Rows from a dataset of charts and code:
---
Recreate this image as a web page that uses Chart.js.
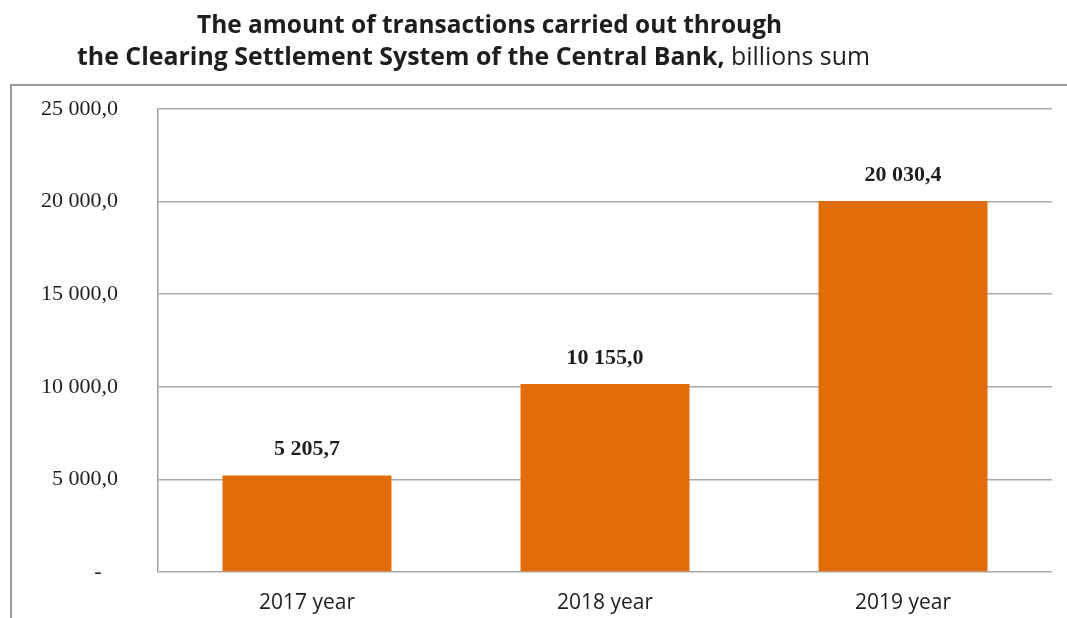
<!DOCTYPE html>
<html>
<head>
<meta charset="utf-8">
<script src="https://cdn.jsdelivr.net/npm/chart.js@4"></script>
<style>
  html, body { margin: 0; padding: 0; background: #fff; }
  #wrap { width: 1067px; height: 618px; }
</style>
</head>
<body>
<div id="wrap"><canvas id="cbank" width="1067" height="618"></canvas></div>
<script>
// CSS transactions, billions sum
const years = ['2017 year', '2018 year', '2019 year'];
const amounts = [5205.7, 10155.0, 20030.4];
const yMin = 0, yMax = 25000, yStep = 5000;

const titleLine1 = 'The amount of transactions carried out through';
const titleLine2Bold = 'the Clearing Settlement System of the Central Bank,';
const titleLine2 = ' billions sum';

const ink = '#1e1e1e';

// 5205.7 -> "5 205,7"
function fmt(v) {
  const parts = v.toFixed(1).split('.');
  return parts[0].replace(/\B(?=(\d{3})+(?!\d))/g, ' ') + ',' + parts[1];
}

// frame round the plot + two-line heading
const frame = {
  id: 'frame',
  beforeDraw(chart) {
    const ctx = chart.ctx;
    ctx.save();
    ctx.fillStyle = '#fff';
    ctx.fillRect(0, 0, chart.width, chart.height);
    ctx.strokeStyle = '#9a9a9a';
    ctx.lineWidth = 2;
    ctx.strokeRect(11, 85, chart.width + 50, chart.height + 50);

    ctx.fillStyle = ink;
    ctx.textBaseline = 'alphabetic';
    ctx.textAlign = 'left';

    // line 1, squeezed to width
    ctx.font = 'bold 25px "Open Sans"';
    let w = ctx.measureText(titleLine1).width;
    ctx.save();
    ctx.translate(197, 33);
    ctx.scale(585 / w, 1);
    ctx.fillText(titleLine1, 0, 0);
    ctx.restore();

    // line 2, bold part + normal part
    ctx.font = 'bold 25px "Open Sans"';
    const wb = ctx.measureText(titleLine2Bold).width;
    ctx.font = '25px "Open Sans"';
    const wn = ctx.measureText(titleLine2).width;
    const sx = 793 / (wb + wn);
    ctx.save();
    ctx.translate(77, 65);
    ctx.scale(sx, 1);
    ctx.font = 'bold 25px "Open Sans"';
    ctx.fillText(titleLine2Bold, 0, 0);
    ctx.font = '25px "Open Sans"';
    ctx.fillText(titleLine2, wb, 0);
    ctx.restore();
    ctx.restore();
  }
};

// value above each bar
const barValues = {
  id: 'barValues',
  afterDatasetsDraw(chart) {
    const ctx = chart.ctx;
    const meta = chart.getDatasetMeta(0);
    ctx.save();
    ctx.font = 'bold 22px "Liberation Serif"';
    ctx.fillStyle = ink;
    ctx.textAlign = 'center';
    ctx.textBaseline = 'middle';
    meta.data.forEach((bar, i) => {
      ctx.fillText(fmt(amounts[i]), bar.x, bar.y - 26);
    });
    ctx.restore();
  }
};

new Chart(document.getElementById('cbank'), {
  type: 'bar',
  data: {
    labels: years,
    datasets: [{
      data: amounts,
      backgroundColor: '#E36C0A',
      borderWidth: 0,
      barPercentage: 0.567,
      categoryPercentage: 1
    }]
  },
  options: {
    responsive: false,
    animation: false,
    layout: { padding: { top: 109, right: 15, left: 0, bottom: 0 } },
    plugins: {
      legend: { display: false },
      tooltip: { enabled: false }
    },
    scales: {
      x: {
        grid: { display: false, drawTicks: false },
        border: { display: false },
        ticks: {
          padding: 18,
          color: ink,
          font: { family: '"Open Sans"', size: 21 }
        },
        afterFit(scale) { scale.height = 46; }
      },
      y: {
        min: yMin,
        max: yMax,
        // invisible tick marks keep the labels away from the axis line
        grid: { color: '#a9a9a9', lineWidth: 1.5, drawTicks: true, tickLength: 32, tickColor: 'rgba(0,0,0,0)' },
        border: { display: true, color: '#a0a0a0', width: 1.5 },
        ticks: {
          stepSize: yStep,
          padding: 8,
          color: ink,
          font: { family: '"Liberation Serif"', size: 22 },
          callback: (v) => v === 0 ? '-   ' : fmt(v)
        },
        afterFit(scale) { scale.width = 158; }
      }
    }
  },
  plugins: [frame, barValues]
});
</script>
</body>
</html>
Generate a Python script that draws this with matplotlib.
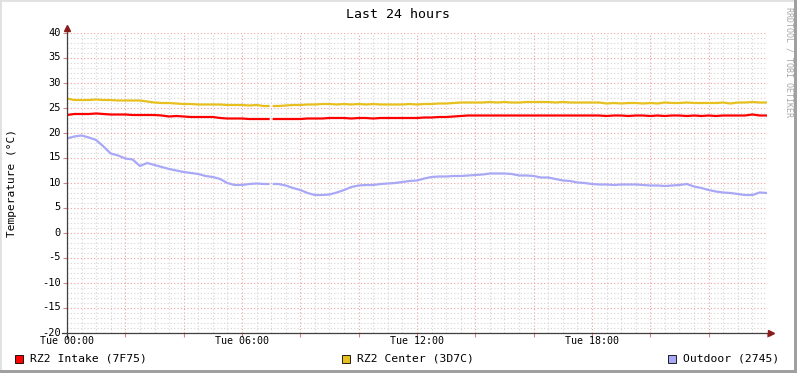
---
# What you should do:
Using the data above, print every line exactly, omitting pictures.

# Exercise solution:
Recreate this image as a web page that uses Chart.js.
<!DOCTYPE html>
<html>
<head>
<meta charset="utf-8">
<script src="https://cdn.jsdelivr.net/npm/chart.js@4"></script>
<style>
  html, body { margin: 0; padding: 0; background: #fff; }
  #wrap { width: 1067px; height: 618px; }
</style>
</head>
<body>
<div id="wrap"><canvas id="cbank" width="1067" height="618"></canvas></div>
<script>
// CSS transactions, billions sum
const years = ['2017 year', '2018 year', '2019 year'];
const amounts = [5205.7, 10155.0, 20030.4];
const yMin = 0, yMax = 25000, yStep = 5000;

const titleLine1 = 'The amount of transactions carried out through';
const titleLine2Bold = 'the Clearing Settlement System of the Central Bank,';
const titleLine2 = ' billions sum';

const ink = '#1e1e1e';

// 5205.7 -> "5 205,7"
function fmt(v) {
  const parts = v.toFixed(1).split('.');
  return parts[0].replace(/\B(?=(\d{3})+(?!\d))/g, ' ') + ',' + parts[1];
}

// frame round the plot + two-line heading
const frame = {
  id: 'frame',
  beforeDraw(chart) {
    const ctx = chart.ctx;
    ctx.save();
    ctx.fillStyle = '#fff';
    ctx.fillRect(0, 0, chart.width, chart.height);
    ctx.strokeStyle = '#9a9a9a';
    ctx.lineWidth = 2;
    ctx.strokeRect(11, 85, chart.width + 50, chart.height + 50);

    ctx.fillStyle = ink;
    ctx.textBaseline = 'alphabetic';
    ctx.textAlign = 'left';

    // line 1, squeezed to width
    ctx.font = 'bold 25px "Open Sans"';
    let w = ctx.measureText(titleLine1).width;
    ctx.save();
    ctx.translate(197, 33);
    ctx.scale(585 / w, 1);
    ctx.fillText(titleLine1, 0, 0);
    ctx.restore();

    // line 2, bold part + normal part
    ctx.font = 'bold 25px "Open Sans"';
    const wb = ctx.measureText(titleLine2Bold).width;
    ctx.font = '25px "Open Sans"';
    const wn = ctx.measureText(titleLine2).width;
    const sx = 793 / (wb + wn);
    ctx.save();
    ctx.translate(77, 65);
    ctx.scale(sx, 1);
    ctx.font = 'bold 25px "Open Sans"';
    ctx.fillText(titleLine2Bold, 0, 0);
    ctx.font = '25px "Open Sans"';
    ctx.fillText(titleLine2, wb, 0);
    ctx.restore();
    ctx.restore();
  }
};

// value above each bar
const barValues = {
  id: 'barValues',
  afterDatasetsDraw(chart) {
    const ctx = chart.ctx;
    const meta = chart.getDatasetMeta(0);
    ctx.save();
    ctx.font = 'bold 22px "Liberation Serif"';
    ctx.fillStyle = ink;
    ctx.textAlign = 'center';
    ctx.textBaseline = 'middle';
    meta.data.forEach((bar, i) => {
      ctx.fillText(fmt(amounts[i]), bar.x, bar.y - 26);
    });
    ctx.restore();
  }
};

new Chart(document.getElementById('cbank'), {
  type: 'bar',
  data: {
    labels: years,
    datasets: [{
      data: amounts,
      backgroundColor: '#E36C0A',
      borderWidth: 0,
      barPercentage: 0.567,
      categoryPercentage: 1
    }]
  },
  options: {
    responsive: false,
    animation: false,
    layout: { padding: { top: 109, right: 15, left: 0, bottom: 0 } },
    plugins: {
      legend: { display: false },
      tooltip: { enabled: false }
    },
    scales: {
      x: {
        grid: { display: false, drawTicks: false },
        border: { display: false },
        ticks: {
          padding: 18,
          color: ink,
          font: { family: '"Open Sans"', size: 21 }
        },
        afterFit(scale) { scale.height = 46; }
      },
      y: {
        min: yMin,
        max: yMax,
        // invisible tick marks keep the labels away from the axis line
        grid: { color: '#a9a9a9', lineWidth: 1.5, drawTicks: true, tickLength: 32, tickColor: 'rgba(0,0,0,0)' },
        border: { display: true, color: '#a0a0a0', width: 1.5 },
        ticks: {
          stepSize: yStep,
          padding: 8,
          color: ink,
          font: { family: '"Liberation Serif"', size: 22 },
          callback: (v) => v === 0 ? '-   ' : fmt(v)
        },
        afterFit(scale) { scale.width = 158; }
      }
    }
  },
  plugins: [frame, barValues]
});
</script>
</body>
</html>
Generate a Python script that draws this with matplotlib.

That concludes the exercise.